55. Simon Davies, the Director of Privacy International,
argued that the Government's proposals would be in breach of the
European Convention on Human Rights (ECHR) since the concept of
privacy intrusion was culturally relative and the current proposal
would fundamentally change the nature of privacy in the United
Kingdom without overriding justification.
Liberty, however, took the view that while the European Court
on Human Rights might not find any difficulty with identity cards,
since the majority of European countries had them, courts in the
UK would have to take a stricter approach to Article 8 of the
ECHR, which covers the right to respect for family and private
56. The Director of Liberty further argued that experience
in other European countries showed that identity cards would tend
to worsen relations with minority groups, by exacerbating existing
tensions. (The issue
of how identity cards would affect vulnerable groups, including
minority ethnic groups, is covered in more detail in paragraphs
57. Witnesses opposed to identity cards on principle
also doubted that their benefits would be in proportion to their
drawbacks. The Director of Liberty said that their constitutional
concerns would have to be rebutted "by very compelling justification
to the contrary that is necessary and proportionate".
For his part, the Director of Privacy International accepted that
a simple identity card for specific purposes might well be lawful.
Many witnesses argued that no proper cost-benefit analysis had
been done of identity cards and that the Government had not demonstrated
that they would be the most effective way of tackling problems.
58. We do not think these objections of principle
should be lightly dismissed. Nonetheless, it is clear that identity
systems operate in other modern, liberal, functioning democracies.
No challenge to identity cards has been successful in the European
Court on Human Rights, and they appear to enjoy broad public support
where they exist in the rest of Europe.
59. An identity card scheme of the sort and on
the scale proposed by the Government would undoubtedly represent
a significant change in the relationship between the state and
the individual in this country. International experience
does not suggest that objections of principle are overwhelming,
although the development of a biometric-based scheme does introduce
new elements that have not been tested elsewhere. We do not, however,
believe that an identity card scheme should be rejected on constitutional
60. The test should be whether the measures needed
to install and operate an effective identity card system are proportionate
to the benefits such a system would bring and to the problems
to be tackled and whether such a scheme is the most effective
means of doing so. We
examine these aspects in more detail in the next section.
61. Some witnesses argued that the Government's proposals
would not work or that the risks were unacceptable.

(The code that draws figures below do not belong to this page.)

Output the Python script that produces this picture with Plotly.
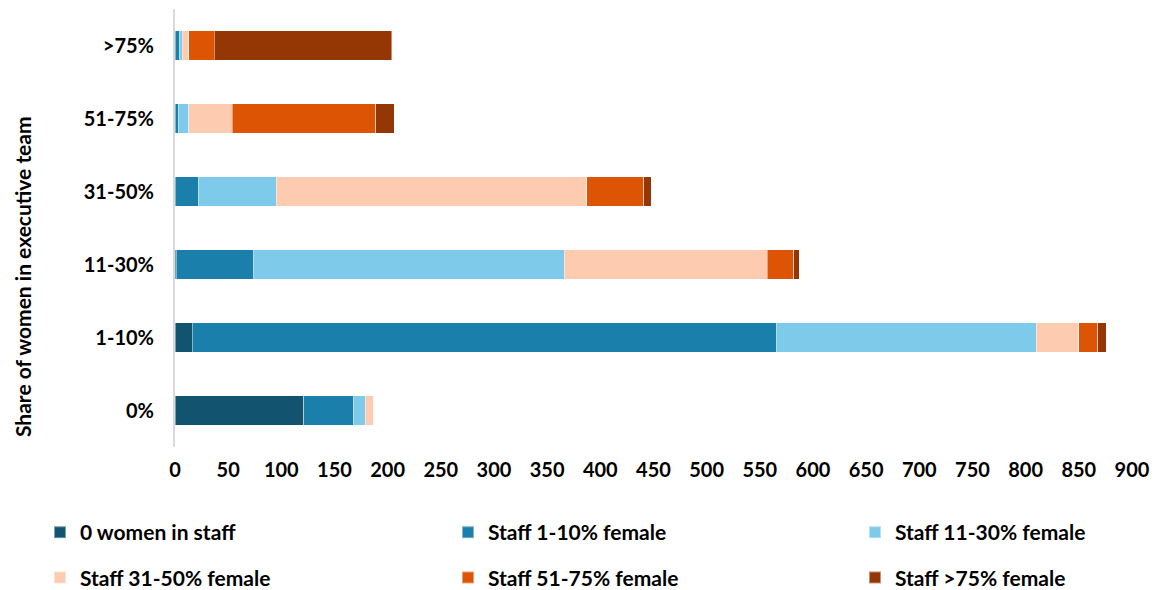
import plotly.graph_objects as go

categories = ["0%", "1-10%", "11-30%", "31-50%", "51-75%", ">75%"]

zero_women = [121, 16, 1, 0, 0, 0]
staff_1_10 = [47, 550, 73, 22, 3, 4]
staff_11_30 = [11, 244, 292, 73, 10, 3]
staff_31_50 = [8, 40, 191, 292, 41, 6]
staff_51_75 = [0, 18, 25, 54, 135, 24]
staff_75 = [0, 8, 5, 7, 17, 167]

series_names = ["0 women in staff", "Staff 1-10% female", "Staff 11-30% female",
                "Staff 31-50% female", "Staff 51-75% female", "Staff >75% female"]
series_values = [zero_women, staff_1_10, staff_11_30, staff_31_50, staff_51_75, staff_75]
colors = ["#12546F", "#1B7FAB", "#7DCAEB", "#FCCBB0", "#DD5405", "#943704"]
legend_ids = ["legend", "legend2", "legend3", "legend", "legend2", "legend3"]

FONT = "Lato"
W, H = 1152, 582

fig = go.Figure()
for i, (name, vals) in enumerate(zip(series_names, series_values)):
    fig.add_trace(go.Bar(
        y=categories, x=vals, name=name, orientation="h",
        marker=dict(color=colors[i], line=dict(color="rgba(255,255,255,0.45)", width=1)),
        legend=legend_ids[i], legendgroup=name,
    ))

leg_common = dict(
    orientation="v", xref="container", yref="container", yanchor="top", xanchor="left",
    font=dict(family=FONT, size=21, color="#000000", weight="bold"),
    tracegroupgap=15, bgcolor="rgba(0,0,0,0)", itemsizing="constant",
)
y_leg = 1 - 504 / H
fig.update_layout(
    barmode="stack",
    bargap=0.6,
    width=W, height=H,
    margin=dict(l=167, r=28, t=1, b=143, autoexpand=False),
    plot_bgcolor="white", paper_bgcolor="white",
    font=dict(family=FONT, size=20, color="#000000", weight="bold"),
    legend=dict(x=32 / W, y=y_leg, **leg_common),
    legend2=dict(x=440 / W, y=y_leg, **leg_common),
    legend3=dict(x=847 / W, y=y_leg, **leg_common),
    xaxis=dict(range=[0, 900], dtick=50, showgrid=False, zeroline=False, showline=False,
               ticks="", tickfont=dict(family=FONT, size=20, weight="bold"),
               ticklabelstandoff=9),
    yaxis=dict(showgrid=False, zeroline=False, showline=True, linecolor="#D9D9D9", linewidth=2,
               ticks="", ticklabelstandoff=15,
               tickfont=dict(family=FONT, size=20, weight="bold")),
    annotations=[dict(
        text="Share of women in executive team", textangle=-90,
        xref="paper", yref="paper", x=(14 - 167) / 957, y=(439 - 269) / 438,
        xanchor="center", yanchor="middle", showarrow=False,
        font=dict(family=FONT, size=21, color="#000000", weight="bold"),
    )],
)

fig.write_html("out.html")
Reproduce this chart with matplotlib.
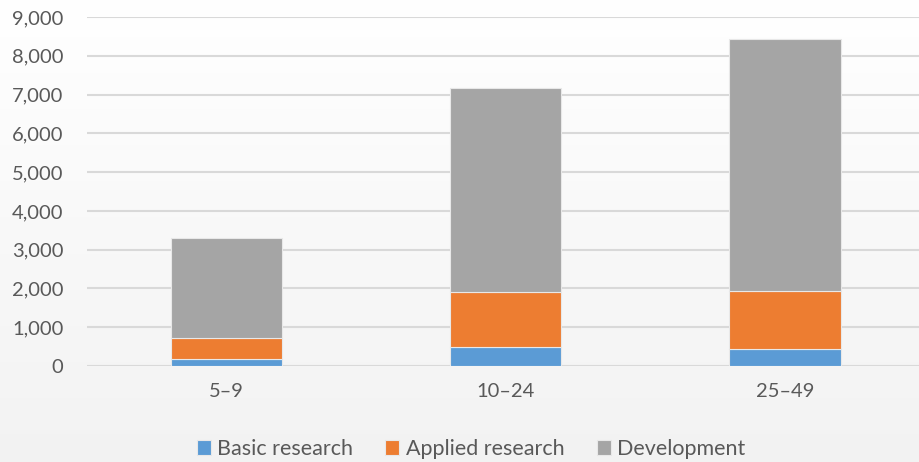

62. Professor Martyn Thomas, representing the UK
Computing Research Committee, said:
"There is a technical systems engineering
issue here which is captured in popular wisdom by "don't
put all your eggs in one basket". If you create either a
single card that has multi functions or a single database then
you are adding to the nation's critical infrastructure unnecessarily
and by doing that you are making a very large range of services,
probably a growing range of services, vulnerable to a single attack,
either a deliberate attack or a fault that arises as a consequence
of mis-implementation or accident. "
The UK Computing Research Committee also expressed
significant concerns over the security of a comprehensive system
on the scale proposed. They argued that any sensitive database
available to a large number of users would almost inevitably be
successfully attacked. Therefore, data on the system should be
kept to the minimum.
On the other hand, as noted in paragraph 146, other witnesses
from the IT and smart card sector took the view that a single
database could be made sufficiently secure, and that to create
one was not of itself doomed to failure.
63. Professor Ross Anderson, Chair of the Foundation
for Information Policy Research, an Internet policy think-tank,
also argued that the more functions included in a system, the
more fragile, difficult to maintain and expensive it became. Other,
non-technical witnesses, however, were of the view that an identity
card scheme would be of little use unless it enabled access to
a range of services and facilitated joined-up government.
64. We consider the arguments for and against the
technical aspects of the Government's proposals in more detail
in the next section. The proposed system is unprecedentedly
large and complex. It will contain sensitive personal information
on tens of millions of individuals. Any failure will significantly
affect the functioning of public and private services and personal
and national security. Measures to ensure the integrity of the
design, implementation and operation of the system must be built
in to every aspect of its development. As we will remark at a
number of points throughout this report, the Government's lack
of clarity about the scope and practical operation of the scheme,
and the nature of the procurement process, does not give us confidence
that this will be achieved. We will make recommendations for addressing
this serious weakness later in the report.